Search for Missouri university president begins
Thursday, January 27, 2011
COLUMBIA (AP) — University of Missouri curators agreed Thursday to hire an executive search firm in the hunt for the four-campus system’s next president, saying they will take their time to ensure they find the best possible candidate.
The governing board’s nine remaining members voted unanimously to solicit search firms as they seek to replace former Sprint Nextel chief executive Gary Forsee, who stepped down in early January to care for his ill wife. Acting president Steve Owens, the university system’s general counsel, has said he is not interested in the permanent job.
The vote Thursday marked the start of what university officials expect to be a six- to 12-month process. And with Owens at the helm, they aren’t in a particular rush.
“Having an interim university president who hits the ground running allows us a lot more time to be deliberate,” said board chairman Warren Erdman. “It does take some pressure off the search. You don’t want the schedule to dictate a poor outcome.”

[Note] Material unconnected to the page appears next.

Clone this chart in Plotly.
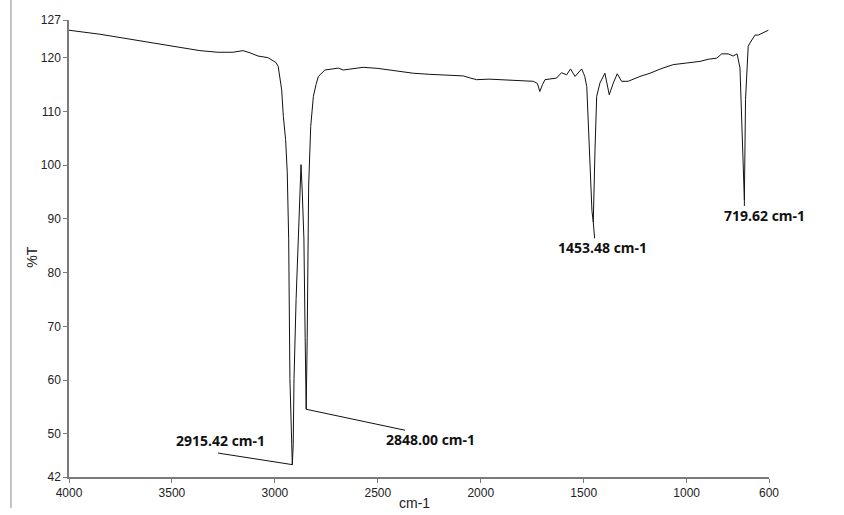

The search process that culminated in Forsee’s hiring in late 2007 took about 10 months. Gordon Lamb, another experienced university leader, was interim president during that stretch.
An informal timeline released Thursday indicates that curators expect to begin interviewing candidates in April and May. By then, they hope to be joined by four new members pending one final appointment from Gov. Jay Nixon and approval by state lawmakers.
Nixon announced this week the nominations of Columbia attorney Craig Van Matre, St. Louis businessman David Steward and Cassville attorney Donald Cupps to the 10-member board.
Getting the new members involved in the search is critical, said outgoing curator John Carnahan.
“You need to get them into this process as soon as possible,” he said.
As with the 2007 presidential search, curators plan to appoint a 19-member advisory committee of faculty members, alumni and others who would offer suggestions to the board, which has final hiring approval. The advisory committee would also vet finalists for curator consideration.
Members of the public will also be able to weigh in on the presidential search — not about particular comments but instead the desired qualities of the next university leader. A series of seven public forums are planned across the state in early March, with each event featuring at least one curator, a search firm representative and other university officials.